Another day, returning from temples she stopped in a village and met some children.

The next morning she invited me to join her. We stopped at a shop. She purchased bags of toothbrushes and toothpaste. We rolled through dry brown flat countryside past bamboo homes, women selling, cooking, cleaning, washing and talking. We were far away from the town filled with fat happy white tourists doing Angkor.

June talked a blue streak unloading her honesty, hopes and dreams mixed with anxieties and fears.

I feel good doing this. I’ve never done anything like this before. My past life was all about anger. It was shit. Now that I’m in Cambodia, what, less than a week, I’m beginning to learn about myself, seeing how my life was empty with no meaning. How it was all about pleasing others, buying useless things to make myself feel better.

We turned off a paved road onto a thin dirt track leading to a bamboo thatched home on stilts in a field. Half-naked kids played. Women and men sat in the shade. June met the kids and a young mother.

Here, she smiled, handing them toothbrushes and paste. For you. The kids and mothers were amazed. An 80-year-old woman, a former Apsara dancer, performed quick delicate hand movements. June copied her to the delight of everyone.

I’ll be back, she yelled as kids ran waving goodbye. Now I feel more fulfilled, she said.

We stopped in a small market village for ice coffee. Young girls selling colorful bamboo paper birds descended on us.

Buy something? Look at my things.
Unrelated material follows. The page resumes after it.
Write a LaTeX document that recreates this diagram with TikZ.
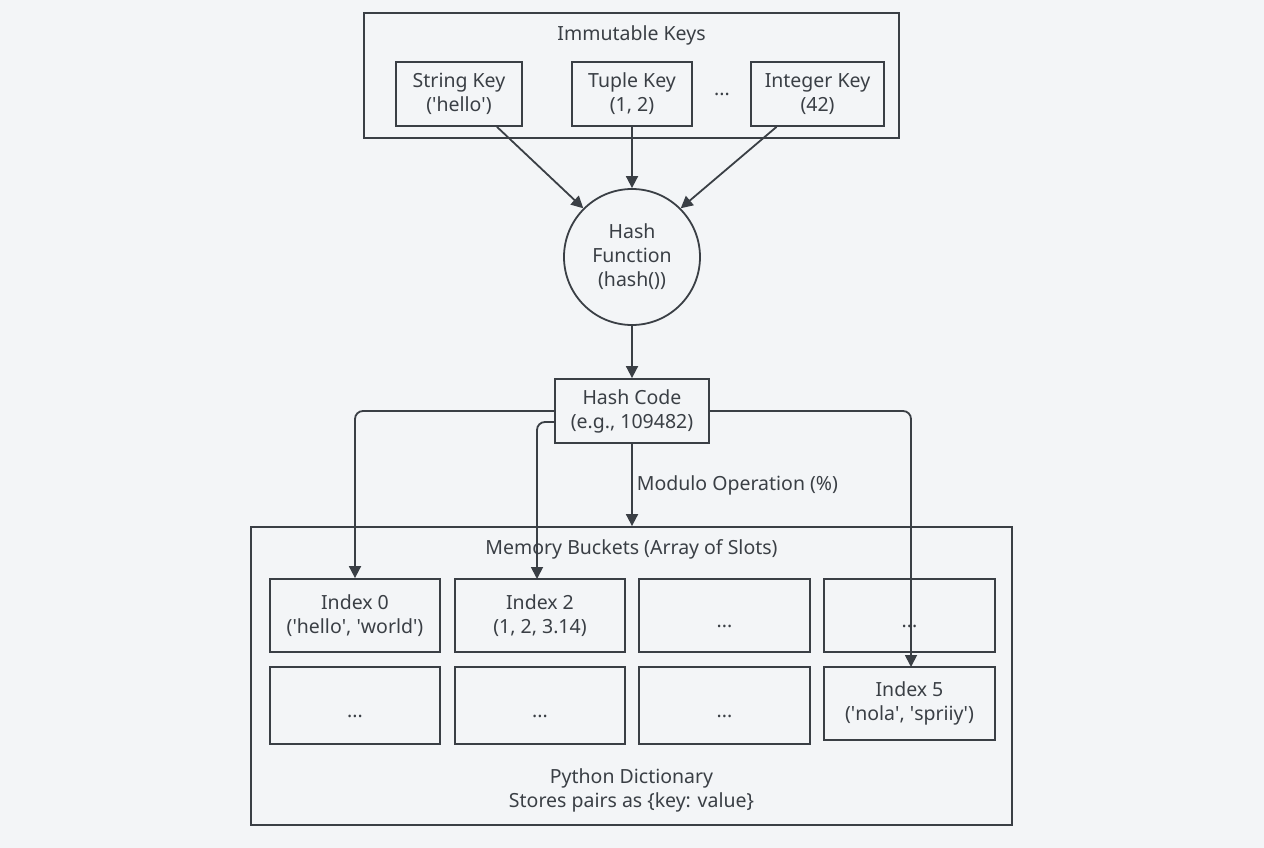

June met Leaf, 13, in the 5th grade. Leaf learned English selling to foreigners at the temples after school. Leaf showed us her village home.

See you here tomorrow at 2 p.m., June said to Leaf.

I saw a leader in the girl’s eyes, said June as we rolled back to the city. Maybe I can help her, get an English teacher for her village. Give her an opportunity to really grow.

June had to modify her dream for the girl.

Let’s be practical, I suggested. Finding a Khmer English teacher for $1,000 a month is like finding clean drinking water.

The next day June bought a brand new pink bike for Leaf with a bell and basket. It said, NEW STAR on the chain guard. We went to a bookstore. She bought a whiteboard, boxes of markers, twenty English books, picture dictionaries and storybooks. We loaded them on a tuk-tuk and rolled to the village.

Leaf, her family and friends were waiting for June. They raise pigs, dad kills them, mom sells the meat in the market and older sisters hustle male tourists hoping to find a boyfriend, get married and escape.

Here Leaf all this is for you, said June. The bike will help you get to school, temples and home. The whiteboard, markers and books will help you teach English.

Leaf smiled. Thank you. Leaf jumped on her bike and pedaled through dust and broken leaves around the house. June spread the books out and kids explored images, words, letters and colors.

I feel really good about this, said June. Real good. I’ve made a small difference in a young girl’s life. I am so grateful. June had a humbling life changing experience.

That’s a good idea for a children’s book, said Rita.

Nature is what you can be and culture is what you are, said Leo.

One day on a toothbrush run June traveled along another dusty red road and stopped at a village shop selling soap, coconuts and bananas. A girl wore a t-shirt with a picture of a skull and bones.                                  

Danger! LANDMINES!

She wore a permanent tear on her left cheek. She was not smiling.

She said. Here I am. I communicate my reality to the world. Do you like my shirt? Can you read words or do you need a picture? How about a picture of a picture? I don’t know how to read so I like to look at pictures. My country has 18 million people and maybe 6-10 million land mines.

Adults say there are 40,000 amputees in my country. Many more have died because we don’t have enough medical facilities.

Mines are cheap. A mine costs $3.00 to put in the ground and $1,000 to take out of the ground. I’m really good at numbers.

Talk to me before you explore the forest. It's beautiful and quiet. I know all the secret places.

I showed my picture to a Cambodian man and he didn’t like it. He said it gave him nightmares. He’s seen too much horror and death in one life. So it goes.

My village is my world. Where do you live?

June woke up in Cambodia, returned to Sweden and changed her life around.